* _The problem_
Make an exact transcription of the material, leaving out all images.

* _Raw data_
++++
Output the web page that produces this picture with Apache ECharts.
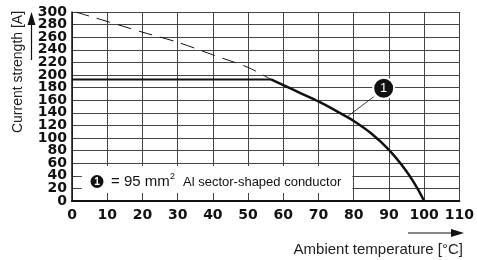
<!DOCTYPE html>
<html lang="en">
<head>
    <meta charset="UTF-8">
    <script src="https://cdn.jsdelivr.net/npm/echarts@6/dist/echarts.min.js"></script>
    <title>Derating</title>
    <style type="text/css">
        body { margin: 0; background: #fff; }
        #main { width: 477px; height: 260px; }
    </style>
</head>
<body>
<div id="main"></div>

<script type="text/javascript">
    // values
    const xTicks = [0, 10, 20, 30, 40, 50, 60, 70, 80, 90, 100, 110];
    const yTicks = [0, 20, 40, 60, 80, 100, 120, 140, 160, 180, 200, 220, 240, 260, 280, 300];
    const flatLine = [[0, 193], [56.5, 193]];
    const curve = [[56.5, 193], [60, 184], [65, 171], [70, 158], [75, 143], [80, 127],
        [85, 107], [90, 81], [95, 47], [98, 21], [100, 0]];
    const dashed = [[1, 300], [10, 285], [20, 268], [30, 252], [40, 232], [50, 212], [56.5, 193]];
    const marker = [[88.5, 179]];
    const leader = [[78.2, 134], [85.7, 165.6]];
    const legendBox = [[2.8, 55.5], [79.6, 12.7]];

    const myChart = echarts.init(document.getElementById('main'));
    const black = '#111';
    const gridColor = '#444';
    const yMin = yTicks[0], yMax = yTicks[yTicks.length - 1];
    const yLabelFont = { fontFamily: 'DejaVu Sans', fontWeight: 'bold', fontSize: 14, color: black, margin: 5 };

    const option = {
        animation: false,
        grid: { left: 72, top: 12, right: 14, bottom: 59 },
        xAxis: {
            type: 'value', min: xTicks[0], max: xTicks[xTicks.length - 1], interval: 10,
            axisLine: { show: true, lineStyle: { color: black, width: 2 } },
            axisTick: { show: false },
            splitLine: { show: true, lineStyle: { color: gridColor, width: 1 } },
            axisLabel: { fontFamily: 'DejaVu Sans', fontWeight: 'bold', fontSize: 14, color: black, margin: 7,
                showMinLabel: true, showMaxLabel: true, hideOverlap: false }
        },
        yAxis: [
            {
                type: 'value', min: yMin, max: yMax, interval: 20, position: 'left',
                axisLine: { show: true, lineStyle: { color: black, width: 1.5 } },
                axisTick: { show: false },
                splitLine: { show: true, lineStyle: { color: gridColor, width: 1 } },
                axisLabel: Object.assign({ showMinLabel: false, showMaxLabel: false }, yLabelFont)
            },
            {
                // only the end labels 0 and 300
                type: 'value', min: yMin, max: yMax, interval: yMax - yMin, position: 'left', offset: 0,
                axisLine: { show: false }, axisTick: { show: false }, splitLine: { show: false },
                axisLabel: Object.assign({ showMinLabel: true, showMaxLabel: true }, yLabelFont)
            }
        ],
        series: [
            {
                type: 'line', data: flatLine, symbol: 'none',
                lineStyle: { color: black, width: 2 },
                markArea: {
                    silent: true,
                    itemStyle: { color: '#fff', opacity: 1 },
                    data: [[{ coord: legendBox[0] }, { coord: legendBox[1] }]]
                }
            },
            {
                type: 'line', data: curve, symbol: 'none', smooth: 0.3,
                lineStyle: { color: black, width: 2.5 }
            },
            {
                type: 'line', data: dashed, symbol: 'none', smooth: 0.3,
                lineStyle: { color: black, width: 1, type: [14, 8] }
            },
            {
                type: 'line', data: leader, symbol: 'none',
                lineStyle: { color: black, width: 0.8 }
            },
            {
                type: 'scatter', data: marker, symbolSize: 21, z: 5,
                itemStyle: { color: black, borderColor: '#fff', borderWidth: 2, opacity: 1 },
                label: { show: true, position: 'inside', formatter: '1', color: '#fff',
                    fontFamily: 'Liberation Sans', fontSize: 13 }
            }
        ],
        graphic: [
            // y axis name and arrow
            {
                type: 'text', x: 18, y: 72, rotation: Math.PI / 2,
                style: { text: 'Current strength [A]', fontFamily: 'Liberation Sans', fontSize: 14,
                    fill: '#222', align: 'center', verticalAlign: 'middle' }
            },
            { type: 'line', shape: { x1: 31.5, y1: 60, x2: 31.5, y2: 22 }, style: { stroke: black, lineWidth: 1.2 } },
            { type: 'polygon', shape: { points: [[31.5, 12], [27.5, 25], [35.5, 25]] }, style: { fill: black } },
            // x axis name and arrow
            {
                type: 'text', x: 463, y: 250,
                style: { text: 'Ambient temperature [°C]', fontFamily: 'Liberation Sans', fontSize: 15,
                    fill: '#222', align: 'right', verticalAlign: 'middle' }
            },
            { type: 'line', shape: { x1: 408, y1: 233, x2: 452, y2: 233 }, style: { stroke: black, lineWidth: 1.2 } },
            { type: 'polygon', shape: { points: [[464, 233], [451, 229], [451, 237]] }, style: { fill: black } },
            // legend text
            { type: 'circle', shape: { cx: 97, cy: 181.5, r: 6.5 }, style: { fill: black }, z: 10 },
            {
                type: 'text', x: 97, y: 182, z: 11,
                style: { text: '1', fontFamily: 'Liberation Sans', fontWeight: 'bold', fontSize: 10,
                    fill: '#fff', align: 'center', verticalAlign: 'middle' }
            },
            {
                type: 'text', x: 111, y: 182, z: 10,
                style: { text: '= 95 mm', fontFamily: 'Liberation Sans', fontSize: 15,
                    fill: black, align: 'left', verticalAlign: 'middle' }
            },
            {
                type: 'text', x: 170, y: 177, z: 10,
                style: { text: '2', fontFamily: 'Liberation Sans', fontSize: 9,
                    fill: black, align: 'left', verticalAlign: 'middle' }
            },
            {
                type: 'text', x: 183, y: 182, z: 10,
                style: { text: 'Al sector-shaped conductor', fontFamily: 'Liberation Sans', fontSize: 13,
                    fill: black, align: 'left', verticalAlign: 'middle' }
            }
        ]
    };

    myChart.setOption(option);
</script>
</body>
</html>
++++
* _Response to this task_
Output the web page that produces this picture with Apache ECharts.
<!DOCTYPE html>
<html lang="en">
<head>
    <meta charset="UTF-8">
    <script src="https://cdn.jsdelivr.net/npm/echarts@6/dist/echarts.min.js"></script>
    <title>Derating</title>
    <style type="text/css">
        body { margin: 0; background: #fff; }
        #main { width: 477px; height: 260px; }
    </style>
</head>
<body>
<div id="main"></div>

<script type="text/javascript">
    // values
    const xTicks = [0, 10, 20, 30, 40, 50, 60, 70, 80, 90, 100, 110];
    const yTicks = [0, 20, 40, 60, 80, 100, 120, 140, 160, 180, 200, 220, 240, 260, 280, 300];
    const flatLine = [[0, 193], [56.5, 193]];
    const curve = [[56.5, 193], [60, 184], [65, 171], [70, 158], [75, 143], [80, 127],
        [85, 107], [90, 81], [95, 47], [98, 21], [100, 0]];
    const dashed = [[1, 300], [10, 285], [20, 268], [30, 252], [40, 232], [50, 212], [56.5, 193]];
    const marker = [[88.5, 179]];
    const leader = [[78.2, 134], [85.7, 165.6]];
    const legendBox = [[2.8, 55.5], [79.6, 12.7]];

    const myChart = echarts.init(document.getElementById('main'));
    const black = '#111';
    const gridColor = '#444';
    const yMin = yTicks[0], yMax = yTicks[yTicks.length - 1];
    const yLabelFont = { fontFamily: 'DejaVu Sans', fontWeight: 'bold', fontSize: 14, color: black, margin: 5 };

    const option = {
        animation: false,
        grid: { left: 72, top: 12, right: 14, bottom: 59 },
        xAxis: {
            type: 'value', min: xTicks[0], max: xTicks[xTicks.length - 1], interval: 10,
            axisLine: { show: true, lineStyle: { color: black, width: 2 } },
            axisTick: { show: false },
            splitLine: { show: true, lineStyle: { color: gridColor, width: 1 } },
            axisLabel: { fontFamily: 'DejaVu Sans', fontWeight: 'bold', fontSize: 14, color: black, margin: 7,
                showMinLabel: true, showMaxLabel: true, hideOverlap: false }
        },
        yAxis: [
            {
                type: 'value', min: yMin, max: yMax, interval: 20, position: 'left',
                axisLine: { show: true, lineStyle: { color: black, width: 1.5 } },
                axisTick: { show: false },
                splitLine: { show: true, lineStyle: { color: gridColor, width: 1 } },
                axisLabel: Object.assign({ showMinLabel: false, showMaxLabel: false }, yLabelFont)
            },
            {
                // only the end labels 0 and 300
                type: 'value', min: yMin, max: yMax, interval: yMax - yMin, position: 'left', offset: 0,
                axisLine: { show: false }, axisTick: { show: false }, splitLine: { show: false },
                axisLabel: Object.assign({ showMinLabel: true, showMaxLabel: true }, yLabelFont)
            }
        ],
        series: [
            {
                type: 'line', data: flatLine, symbol: 'none',
                lineStyle: { color: black, width: 2 },
                markArea: {
                    silent: true,
                    itemStyle: { color: '#fff', opacity: 1 },
                    data: [[{ coord: legendBox[0] }, { coord: legendBox[1] }]]
                }
            },
            {
                type: 'line', data: curve, symbol: 'none', smooth: 0.3,
                lineStyle: { color: black, width: 2.5 }
            },
            {
                type: 'line', data: dashed, symbol: 'none', smooth: 0.3,
                lineStyle: { color: black, width: 1, type: [14, 8] }
            },
            {
                type: 'line', data: leader, symbol: 'none',
                lineStyle: { color: black, width: 0.8 }
            },
            {
                type: 'scatter', data: marker, symbolSize: 21, z: 5,
                itemStyle: { color: black, borderColor: '#fff', borderWidth: 2, opacity: 1 },
                label: { show: true, position: 'inside', formatter: '1', color: '#fff',
                    fontFamily: 'Liberation Sans', fontSize: 13 }
            }
        ],
        graphic: [
            // y axis name and arrow
            {
                type: 'text', x: 18, y: 72, rotation: Math.PI / 2,
                style: { text: 'Current strength [A]', fontFamily: 'Liberation Sans', fontSize: 14,
                    fill: '#222', align: 'center', verticalAlign: 'middle' }
            },
            { type: 'line', shape: { x1: 31.5, y1: 60, x2: 31.5, y2: 22 }, style: { stroke: black, lineWidth: 1.2 } },
            { type: 'polygon', shape: { points: [[31.5, 12], [27.5, 25], [35.5, 25]] }, style: { fill: black } },
            // x axis name and arrow
            {
                type: 'text', x: 463, y: 250,
                style: { text: 'Ambient temperature [°C]', fontFamily: 'Liberation Sans', fontSize: 15,
                    fill: '#222', align: 'right', verticalAlign: 'middle' }
            },
            { type: 'line', shape: { x1: 408, y1: 233, x2: 452, y2: 233 }, style: { stroke: black, lineWidth: 1.2 } },
            { type: 'polygon', shape: { points: [[464, 233], [451, 229], [451, 237]] }, style: { fill: black } },
            // legend text
            { type: 'circle', shape: { cx: 97, cy: 181.5, r: 6.5 }, style: { fill: black }, z: 10 },
            {
                type: 'text', x: 97, y: 182, z: 11,
                style: { text: '1', fontFamily: 'Liberation Sans', fontWeight: 'bold', fontSize: 10,
                    fill: '#fff', align: 'center', verticalAlign: 'middle' }
            },
            {
                type: 'text', x: 111, y: 182, z: 10,
                style: { text: '= 95 mm', fontFamily: 'Liberation Sans', fontSize: 15,
                    fill: black, align: 'left', verticalAlign: 'middle' }
            },
            {
                type: 'text', x: 170, y: 177, z: 10,
                style: { text: '2', fontFamily: 'Liberation Sans', fontSize: 9,
                    fill: black, align: 'left', verticalAlign: 'middle' }
            },
            {
                type: 'text', x: 183, y: 182, z: 10,
                style: { text: 'Al sector-shaped conductor', fontFamily: 'Liberation Sans', fontSize: 13,
                    fill: black, align: 'left', verticalAlign: 'middle' }
            }
        ]
    };

    myChart.setOption(option);
</script>
</body>
</html>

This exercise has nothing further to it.